DF96 12th October 2017 07:28 PM

Quote:

Originally Posted by Zymorg
With up to 16 resistors, I can imagine it sums up to 100-200uH.

Inductance combines like resistance, so only adds up for resistors in series. In parallel the inductance goes down, just like the resistance. 100's of uH are unlikely.

A bit of inductance probably does little harm. Real speakers are not pure resistances. Anyway, you can compensate using capacitors - although watch the bandwidth.

Zymorg 12th October 2017 09:03 PM

Quote:

Originally Posted by Mark Johnson (http://www.diyaudio.com/forums/equipment-and-tools/313382-amplifier-dummy-load-thd-measurements-inductive-post5210910.html#post5210910)
It's a reasonably straightforward problem to simulate in LTSPICE.
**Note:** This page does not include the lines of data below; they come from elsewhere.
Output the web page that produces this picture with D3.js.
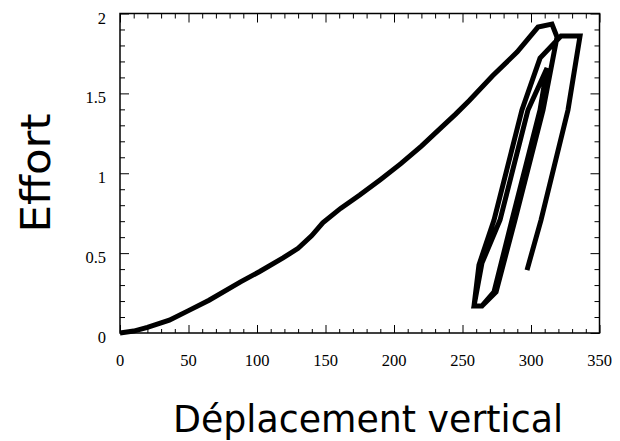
<!DOCTYPE html>
<html><head><meta charset="utf-8">
<script src="https://cdn.jsdelivr.net/npm/d3@7"></script>
<style>body{margin:0;background:#fff}svg{display:block}.tl{font-family:"Liberation Serif","Times New Roman",serif;font-size:16.5px;fill:#000}</style>
</head><body><svg id="c" width="620" height="441"></svg>
<script>
// Series: displacement (x) and effort (y)
const displacement = [0,10,20,36,50,65,88,102,119,130,140,148,161,175,190,205,220,235,245,255,272,290,305.1,315.3,319.0,
  308.8,288.3,274.5,264.2,258.4,
  264.2,277.4,297.8,311.7,
  306.6,286.1,273.0,264.2,258.4,
  262.0,273.0,293.4,306.6,321.9,335.8,
  327.0,307.3,297.1];
const effort = [0,0.012,0.035,0.08,0.14,0.205,0.32,0.385,0.47,0.53,0.61,0.69,0.78,0.864,0.96,1.06,1.17,1.29,1.37,1.455,1.61,1.76,1.915,1.934,1.853,
  1.396,0.707,0.257,0.169,0.169,
  0.438,0.707,1.396,1.659,
  1.396,0.707,0.257,0.169,0.169,
  0.426,0.707,1.396,1.721,1.859,1.859,
  1.396,0.707,0.394];
const xTickValues = [0,50,100,150,200,250,300,350];
const xTickLabels = ["0","50","100","150","200","250","300","350"];
const yTickValues = [0,0.5,1,1.5,2];
const yTickLabels = ["0","0.5","1","1.5","2"];
const xTitle = "Déplacement vertical";
const yTitle = "Effort";

const L = 120, T = 13.5, R = 599.5, B = 333;
const x = d3.scaleLinear().domain([0,350]).range([L,R]);
const y = d3.scaleLinear().domain([0,2]).range([B,T]);
const svg = d3.select("#c");

const xMinor = d3.range(0,351,10).filter(v => !xTickValues.includes(v));
const yMinor = d3.range(0,21,1).map(v=>v/10).filter(v => !yTickValues.includes(v));

function ticks(axisFn, scale, vals, size, tr){
  svg.append("g").attr("transform", tr)
    .call(axisFn(scale).tickValues(vals).tickSize(-size).tickFormat(""))
    .call(g => { g.select(".domain").remove(); g.selectAll("line").attr("stroke","#000").attr("stroke-width",1); });
}
ticks(d3.axisBottom, x, xTickValues, 8, `translate(0,${B})`);
ticks(d3.axisBottom, x, xMinor, 4, `translate(0,${B})`);
ticks(d3.axisTop, x, xTickValues, 9, `translate(0,${T})`);
ticks(d3.axisTop, x, xMinor, 5, `translate(0,${T})`);
ticks(d3.axisLeft, y, yTickValues, 9, `translate(${L},0)`);
ticks(d3.axisLeft, y, yMinor, 5, `translate(${L},0)`);
ticks(d3.axisRight, y, yTickValues, 9, `translate(${R},0)`);
ticks(d3.axisRight, y, yMinor, 5, `translate(${R},0)`);

svg.append("rect").attr("x",L).attr("y",T).attr("width",R-L).attr("height",B-T)
  .attr("fill","none").attr("stroke","#000").attr("stroke-width",1.5);

svg.append("g").selectAll("text").data(xTickValues).join("text").attr("class","tl")
  .attr("x", d=>x(d)).attr("y", 366).attr("text-anchor","middle")
  .text((d,i)=>xTickLabels[i]);
svg.append("g").selectAll("text").data(yTickValues).join("text").attr("class","tl")
  .attr("x", 106).attr("y", d=>y(d)+10).attr("text-anchor","end")
  .text((d,i)=>yTickLabels[i]);

const pts = displacement.map((d,i)=>[d, effort[i]]);
svg.append("path").datum(pts)
  .attr("d", d3.line().x(d=>x(d[0])).y(d=>y(d[1])))
  .attr("fill","none").attr("stroke","#000").attr("stroke-width",5)
  .attr("stroke-linejoin","miter").attr("stroke-miterlimit",6).attr("stroke-linecap","butt");

const titleFont = "'Comic Sans MS','DejaVu Sans',sans-serif";
svg.append("text").attr("x",368).attr("y",432).attr("text-anchor","middle")
  .style("font-family",titleFont).style("font-size","37px")
  .attr("textLength",390).attr("lengthAdjust","spacingAndGlyphs").text(xTitle);
svg.append("text").attr("transform","translate(50,173) rotate(-90)").attr("text-anchor","middle")
  .style("font-family",titleFont).style("font-size","40px")
  .attr("textLength",119).attr("lengthAdjust","spacingAndGlyphs").text(yTitle);
</script></body></html>
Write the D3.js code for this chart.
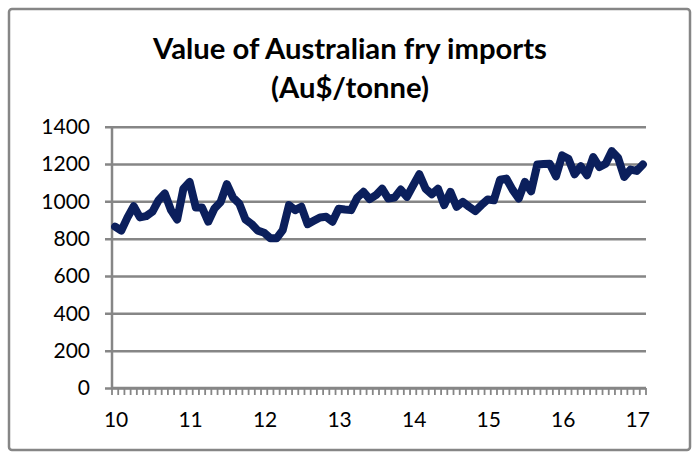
<!DOCTYPE html>
<html>
<head>
<meta charset="utf-8">
<script src="https://cdn.jsdelivr.net/npm/d3@7"></script>
<style>
  html, body { margin: 0; padding: 0; background: #fff; }
  svg { display: block; }
  text { font-family: Lato, "Open Sans", sans-serif; fill: #000; }
</style>
</head>
<body>
<svg id="chart" width="699" height="462"></svg>
<script>
// ---- data ----
const titleLines = ["Value of Australian fry imports", "(Au$/tonne)"];
const yearLabels = ["10", "11", "12", "13", "14", "15", "16", "17"];
const yTicks = [0, 200, 400, 600, 800, 1000, 1200, 1400];
// monthly values, Jan 2010 .. Feb 2017 (Au$/tonne)
const values = [
  864, 843, 914, 974, 914, 921, 944, 1006, 1042, 953, 903, 1068,
  1104, 967, 967, 891, 962, 997, 1092, 1020, 988, 903, 878, 843,
  832, 802, 802, 846, 980, 953, 971, 878, 896, 914, 917, 891,
  960, 956, 953, 1020, 1051, 1012, 1033, 1068, 1015, 1020, 1063, 1024,
  1086, 1145, 1068, 1038, 1068, 980, 1051, 971, 997, 971, 948, 980,
  1010, 1006, 1116, 1122, 1063, 1015, 1104, 1054, 1198, 1200, 1202, 1134,
  1246, 1228, 1145, 1188, 1140, 1237, 1184, 1202, 1269, 1234, 1131, 1170,
  1163, 1198
];
const months = d3.range(values.length);

// ---- layout ----
const svg = d3.select("#chart");
const pLeft = 112, pRight = 646, pTop = 126.7, pBottom = 388;
const gray = "#868686";

svg.append("rect")
  .attr("x", 9).attr("y", 9).attr("width", 681).attr("height", 441)
  .attr("rx", 3)
  .attr("fill", "#fff").attr("stroke", gray).attr("stroke-width", 2.5);

const x = d3.scaleBand().domain(months).range([pLeft, pRight]).padding(0);
const y = d3.scaleLinear().domain([0, 1400]).range([pBottom, pTop]);

// title
const titleY = [59, 98];
let titleSize = 23;
titleLines.forEach((t, i) => {
  const el = svg.append("text")
    .attr("x", 350).attr("y", titleY[i])
    .attr("text-anchor", "middle")
    .attr("font-weight", "bold")
    .attr("font-size", titleSize)
    .text(t);
  if (i === 0) {
    const w = el.node().getComputedTextLength();
    titleSize = titleSize * 394 / w;
    el.attr("font-size", titleSize);
  }
});

// gridlines + y axis ticks
const yAxis = d3.axisLeft(y).tickValues(yTicks).tickFormat(d3.format("d"))
  .tickSize(-(pRight - pLeft)).tickSizeOuter(0).tickPadding(22);
const gy = svg.append("g").attr("transform", `translate(${pLeft},0)`).call(yAxis);
gy.select(".domain").remove();
gy.selectAll(".tick line")
  .attr("x1", -7)
  .attr("stroke", gray).attr("stroke-width", 2.5);
gy.selectAll(".tick text")
  .attr("font-size", 21).attr("font-family", "Lato, sans-serif").attr("fill", "#000")
  .attr("dy", "0.33em");

// y axis line
svg.append("line")
  .attr("x1", pLeft).attr("x2", pLeft).attr("y1", pTop).attr("y2", pBottom)
  .attr("stroke", gray).attr("stroke-width", 2.5);

// x axis: minor ticks at each month boundary
const bounds = months.map(d => x(d)).concat([pRight]);
svg.append("g").selectAll("line").data(bounds).join("line")
  .attr("x1", d => d).attr("x2", d => d)
  .attr("y1", pBottom).attr("y2", pBottom + 7)
  .attr("stroke", gray).attr("stroke-width", 1.8);
svg.append("line")
  .attr("x1", pLeft - 1).attr("x2", pRight).attr("y1", pBottom).attr("y2", pBottom)
  .attr("stroke", gray).attr("stroke-width", 2.5);

// x labels every 12 months
svg.append("g").selectAll("text").data(yearLabels).join("text")
  .attr("x", (d, i) => x(i * 12) + x.bandwidth() / 2 + 1)
  .attr("y", 427)
  .attr("text-anchor", "middle")
  .attr("font-size", 21)
  .text(d => d);

// line
const line = d3.line()
  .x((d, i) => x(i) + x.bandwidth() / 2)
  .y(d => y(d));
svg.append("path")
  .datum(values)
  .attr("d", line)
  .attr("fill", "none")
  .attr("stroke", "#0b1f5c")
  .attr("stroke-width", 8)
  .attr("stroke-linejoin", "round")
  .attr("stroke-linecap", "round");
</script>
</body>
</html>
First make a conservative overestimate of the inductance to be neutralized, e.g., 3 microhenries.

Next, calculate the correct value of compensation capacitor for that inductance and resistance. Build this into a simulation .circuit

Apply a ±65 volt, 50 kHz square wave in simulation, and monitor the transient current through the compensation capacitor. Also monitor the power dissipation in the compensation resistor. Use these simulation results to choose a compensation capacitor with plenty of safety margin on the ripple current, and to choose a compensation resistor with plenty of safety margin on the power dissipation.

(also double check that your compensation capacitor value was calculated correctly. Plot (V/I) for the assembly and verify that it's 8 ohms before, during, and after an edge of the square wave.)

I was rather thinking of trial and error using my capacitor box. But the lowest value is probably already too high. However, I have placed the order for the parts and I will hopefully find the right capacitors in my shelves. Why I should need anything more than trial and error with a scope and signal generator?